Pyotr Pavlensky, 34, received a one-year jail term and two years suspended for the stunt, but should walk free, having already served 11 months in custody.
His former partner, Oksana Shalygina, received a two-year sentence, 16 months of which were suspended.
But Pavlensky was also ordered to pay 21,678 euros ($25,000) in damages to the Banque de France. “Never!” he said in Russian.
Pavlensky fled to France and was given asylum in 2017 after several provocative protests drew the ire of Russian authorities, not least one in which he nailed his scrotum to Moscow’s Red Square.
In France, Pavlensky kept up his work. In October 2017 he and Oksana Shalygina torched the front door of the Paris Bastille branch of the Banque de France.

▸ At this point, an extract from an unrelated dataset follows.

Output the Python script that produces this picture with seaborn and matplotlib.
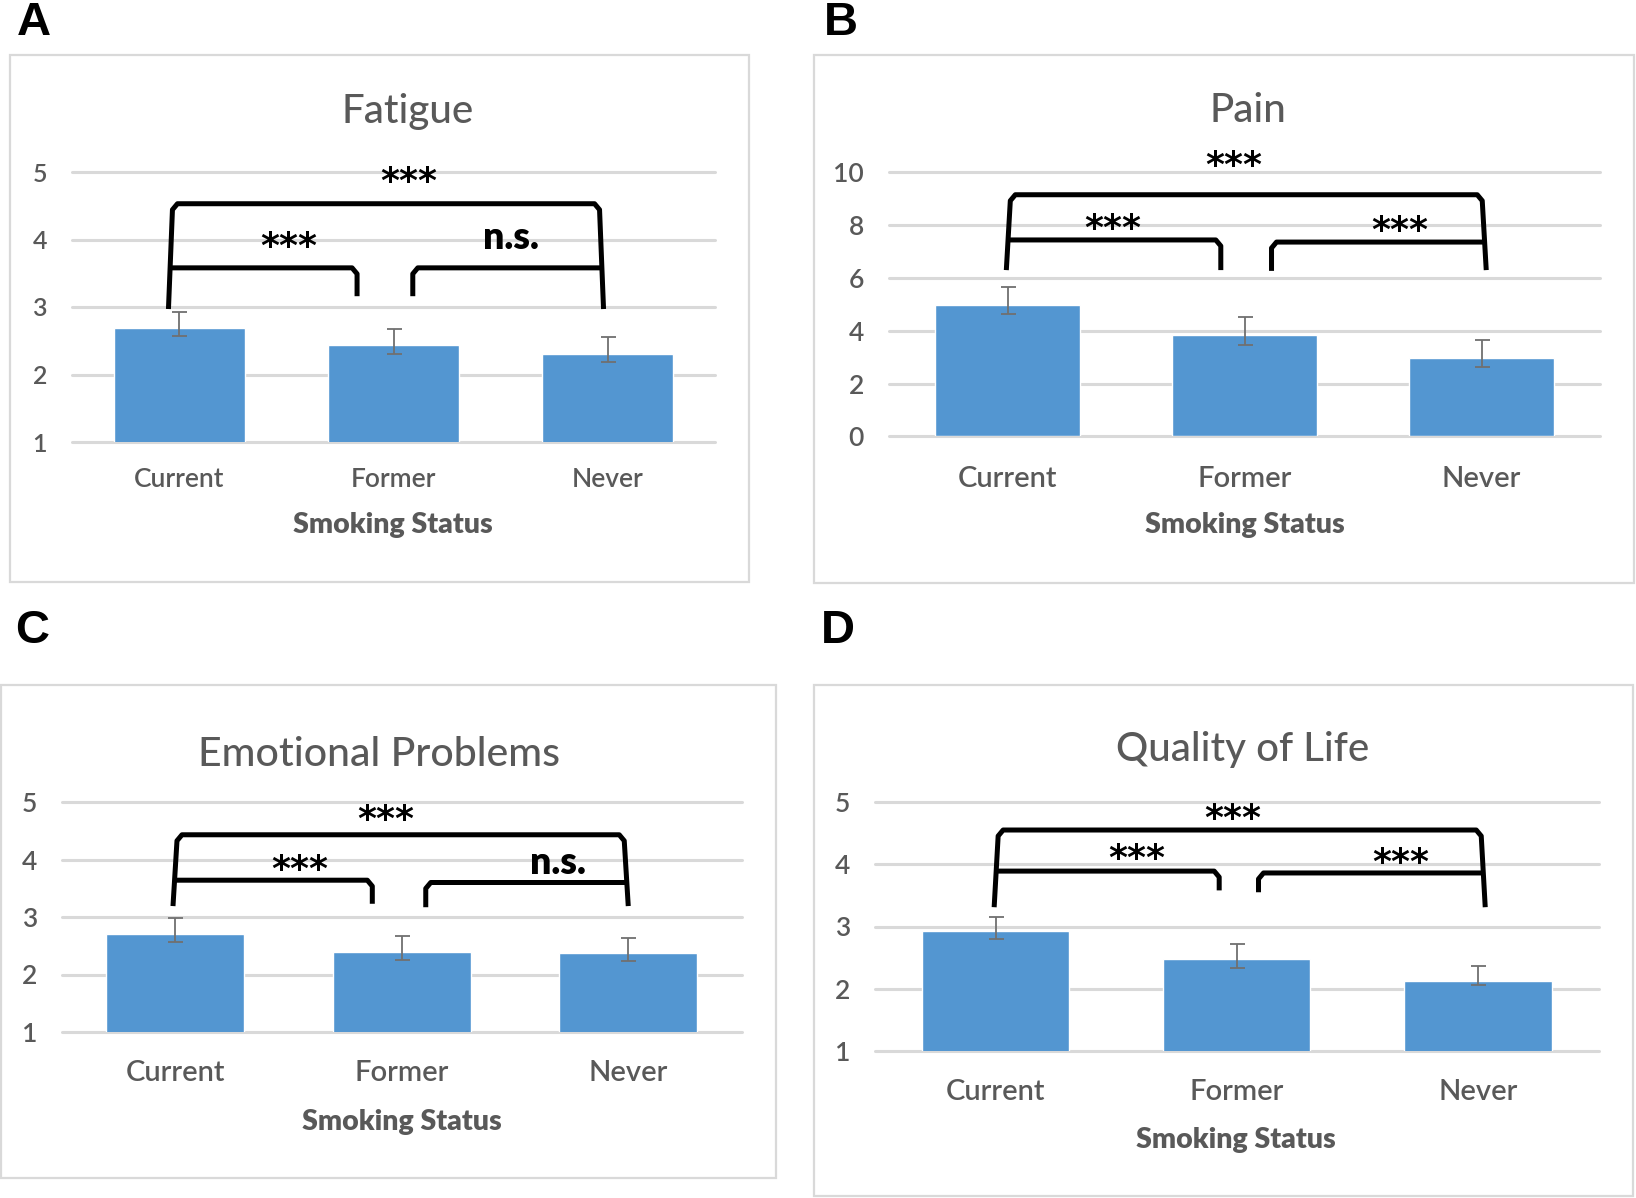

Locating it on the Place de la Bastille, where the French Revolution began in 1789, was “historically shameful”, he argued, adding: “Bankers have taken the place of monarchs.”
They were convicted of “dangerous destruction of property”.

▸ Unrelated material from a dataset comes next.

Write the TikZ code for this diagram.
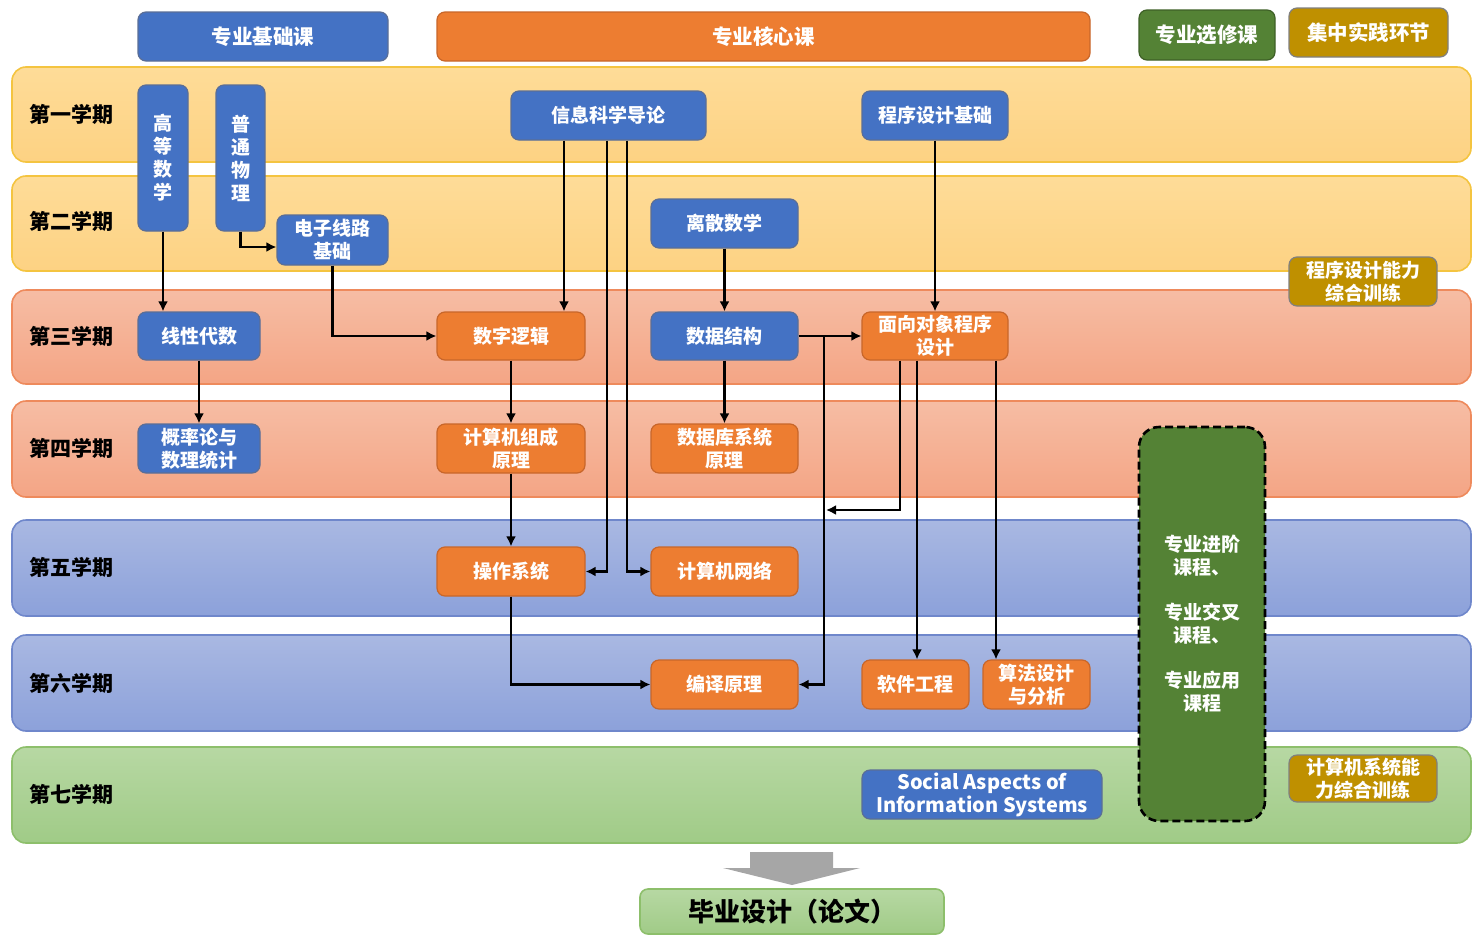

Shalygina had been freed ahead of trial in January 2018, but the court at first deemed Pavlensky a flight risk and ordered him held in custody. He was eventually released last September.
After making global headlines with his Red Square scrotum performance titled “Fixation” in 2013.
2016, a Russian court fined him after he doused the doors of Russia’s FSB secret police headquarters with petrol and set them on fire.
Pavlensky has also sewn his lips together to protest the jailing of members of the feminist Russian punk group Pussy Riot, wrapped himself in barbed wire, and chopped off part of his ear.
In December 2016 Russian authorities said a theatre actress had accused Pavlensky of sexual assault, charges he denounced as fabricated.
He says he risks 10 years in a prison camp if returned to Russia.